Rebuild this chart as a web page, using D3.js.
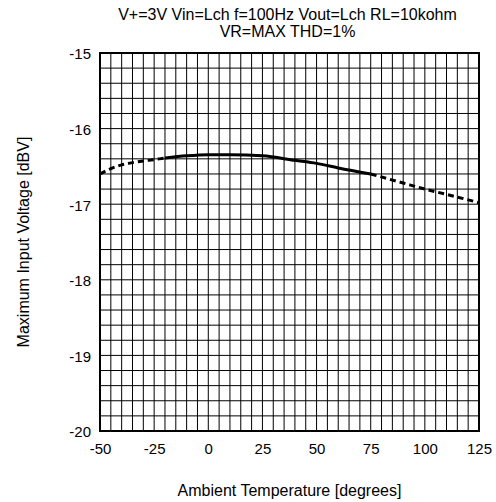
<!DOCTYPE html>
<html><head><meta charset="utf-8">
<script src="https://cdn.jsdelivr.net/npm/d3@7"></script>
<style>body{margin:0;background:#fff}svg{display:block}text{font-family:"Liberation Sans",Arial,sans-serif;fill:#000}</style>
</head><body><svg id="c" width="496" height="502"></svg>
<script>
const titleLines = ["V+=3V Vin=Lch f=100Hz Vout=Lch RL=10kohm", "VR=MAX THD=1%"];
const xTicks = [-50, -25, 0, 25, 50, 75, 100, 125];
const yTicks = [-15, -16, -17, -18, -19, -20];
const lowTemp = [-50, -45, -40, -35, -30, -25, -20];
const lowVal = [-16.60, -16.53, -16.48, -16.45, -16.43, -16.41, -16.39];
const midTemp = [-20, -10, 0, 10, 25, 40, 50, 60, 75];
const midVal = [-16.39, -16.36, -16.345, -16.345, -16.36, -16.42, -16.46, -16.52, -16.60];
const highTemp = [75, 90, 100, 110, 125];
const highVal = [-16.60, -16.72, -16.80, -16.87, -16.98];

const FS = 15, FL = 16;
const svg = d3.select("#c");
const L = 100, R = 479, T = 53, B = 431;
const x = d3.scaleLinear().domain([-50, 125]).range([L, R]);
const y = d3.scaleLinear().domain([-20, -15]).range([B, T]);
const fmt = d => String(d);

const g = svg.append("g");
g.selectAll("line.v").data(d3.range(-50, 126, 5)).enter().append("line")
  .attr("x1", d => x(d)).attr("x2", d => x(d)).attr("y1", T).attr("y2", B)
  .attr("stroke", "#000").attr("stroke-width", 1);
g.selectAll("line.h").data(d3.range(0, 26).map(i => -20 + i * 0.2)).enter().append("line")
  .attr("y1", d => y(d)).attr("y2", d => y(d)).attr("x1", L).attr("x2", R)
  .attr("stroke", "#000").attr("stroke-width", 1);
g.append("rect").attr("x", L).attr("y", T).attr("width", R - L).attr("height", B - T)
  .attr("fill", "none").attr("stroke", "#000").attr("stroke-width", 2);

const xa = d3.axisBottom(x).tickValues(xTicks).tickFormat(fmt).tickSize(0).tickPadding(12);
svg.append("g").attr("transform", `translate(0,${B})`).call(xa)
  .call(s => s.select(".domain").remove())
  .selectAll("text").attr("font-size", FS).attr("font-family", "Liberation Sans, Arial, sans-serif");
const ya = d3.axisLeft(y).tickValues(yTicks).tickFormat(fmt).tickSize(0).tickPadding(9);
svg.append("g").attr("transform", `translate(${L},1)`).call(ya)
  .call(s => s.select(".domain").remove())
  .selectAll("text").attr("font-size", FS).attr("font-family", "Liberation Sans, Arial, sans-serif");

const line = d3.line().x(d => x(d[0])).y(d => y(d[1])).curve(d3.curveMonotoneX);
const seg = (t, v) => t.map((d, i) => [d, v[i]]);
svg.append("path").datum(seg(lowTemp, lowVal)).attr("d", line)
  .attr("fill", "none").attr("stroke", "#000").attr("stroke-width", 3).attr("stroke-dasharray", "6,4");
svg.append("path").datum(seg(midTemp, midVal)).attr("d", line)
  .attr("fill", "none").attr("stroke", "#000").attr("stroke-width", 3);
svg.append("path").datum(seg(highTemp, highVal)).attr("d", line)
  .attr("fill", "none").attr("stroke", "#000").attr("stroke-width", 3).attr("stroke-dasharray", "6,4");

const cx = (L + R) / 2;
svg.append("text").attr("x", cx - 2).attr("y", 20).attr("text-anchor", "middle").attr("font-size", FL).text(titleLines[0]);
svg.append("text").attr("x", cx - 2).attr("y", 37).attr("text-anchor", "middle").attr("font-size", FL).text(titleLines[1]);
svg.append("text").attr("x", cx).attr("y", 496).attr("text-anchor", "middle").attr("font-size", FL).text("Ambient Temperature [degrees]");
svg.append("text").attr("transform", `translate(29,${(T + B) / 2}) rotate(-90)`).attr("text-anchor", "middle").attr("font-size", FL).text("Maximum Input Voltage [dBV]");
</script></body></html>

Challenge
Output the data above without changes, apart from leaving out the pictures.

Full answer
Rebuild this chart as a web page, using D3.js.
<!DOCTYPE html>
<html><head><meta charset="utf-8">
<script src="https://cdn.jsdelivr.net/npm/d3@7"></script>
<style>body{margin:0;background:#fff}svg{display:block}text{font-family:"Liberation Sans",Arial,sans-serif;fill:#000}</style>
</head><body><svg id="c" width="496" height="502"></svg>
<script>
const titleLines = ["V+=3V Vin=Lch f=100Hz Vout=Lch RL=10kohm", "VR=MAX THD=1%"];
const xTicks = [-50, -25, 0, 25, 50, 75, 100, 125];
const yTicks = [-15, -16, -17, -18, -19, -20];
const lowTemp = [-50, -45, -40, -35, -30, -25, -20];
const lowVal = [-16.60, -16.53, -16.48, -16.45, -16.43, -16.41, -16.39];
const midTemp = [-20, -10, 0, 10, 25, 40, 50, 60, 75];
const midVal = [-16.39, -16.36, -16.345, -16.345, -16.36, -16.42, -16.46, -16.52, -16.60];
const highTemp = [75, 90, 100, 110, 125];
const highVal = [-16.60, -16.72, -16.80, -16.87, -16.98];

const FS = 15, FL = 16;
const svg = d3.select("#c");
const L = 100, R = 479, T = 53, B = 431;
const x = d3.scaleLinear().domain([-50, 125]).range([L, R]);
const y = d3.scaleLinear().domain([-20, -15]).range([B, T]);
const fmt = d => String(d);

const g = svg.append("g");
g.selectAll("line.v").data(d3.range(-50, 126, 5)).enter().append("line")
  .attr("x1", d => x(d)).attr("x2", d => x(d)).attr("y1", T).attr("y2", B)
  .attr("stroke", "#000").attr("stroke-width", 1);
g.selectAll("line.h").data(d3.range(0, 26).map(i => -20 + i * 0.2)).enter().append("line")
  .attr("y1", d => y(d)).attr("y2", d => y(d)).attr("x1", L).attr("x2", R)
  .attr("stroke", "#000").attr("stroke-width", 1);
g.append("rect").attr("x", L).attr("y", T).attr("width", R - L).attr("height", B - T)
  .attr("fill", "none").attr("stroke", "#000").attr("stroke-width", 2);

const xa = d3.axisBottom(x).tickValues(xTicks).tickFormat(fmt).tickSize(0).tickPadding(12);
svg.append("g").attr("transform", `translate(0,${B})`).call(xa)
  .call(s => s.select(".domain").remove())
  .selectAll("text").attr("font-size", FS).attr("font-family", "Liberation Sans, Arial, sans-serif");
const ya = d3.axisLeft(y).tickValues(yTicks).tickFormat(fmt).tickSize(0).tickPadding(9);
svg.append("g").attr("transform", `translate(${L},1)`).call(ya)
  .call(s => s.select(".domain").remove())
  .selectAll("text").attr("font-size", FS).attr("font-family", "Liberation Sans, Arial, sans-serif");

const line = d3.line().x(d => x(d[0])).y(d => y(d[1])).curve(d3.curveMonotoneX);
const seg = (t, v) => t.map((d, i) => [d, v[i]]);
svg.append("path").datum(seg(lowTemp, lowVal)).attr("d", line)
  .attr("fill", "none").attr("stroke", "#000").attr("stroke-width", 3).attr("stroke-dasharray", "6,4");
svg.append("path").datum(seg(midTemp, midVal)).attr("d", line)
  .attr("fill", "none").attr("stroke", "#000").attr("stroke-width", 3);
svg.append("path").datum(seg(highTemp, highVal)).attr("d", line)
  .attr("fill", "none").attr("stroke", "#000").attr("stroke-width", 3).attr("stroke-dasharray", "6,4");

const cx = (L + R) / 2;
svg.append("text").attr("x", cx - 2).attr("y", 20).attr("text-anchor", "middle").attr("font-size", FL).text(titleLines[0]);
svg.append("text").attr("x", cx - 2).attr("y", 37).attr("text-anchor", "middle").attr("font-size", FL).text(titleLines[1]);
svg.append("text").attr("x", cx).attr("y", 496).attr("text-anchor", "middle").attr("font-size", FL).text("Ambient Temperature [degrees]");
svg.append("text").attr("transform", `translate(29,${(T + B) / 2}) rotate(-90)`).attr("text-anchor", "middle").attr("font-size", FL).text("Maximum Input Voltage [dBV]");
</script></body></html>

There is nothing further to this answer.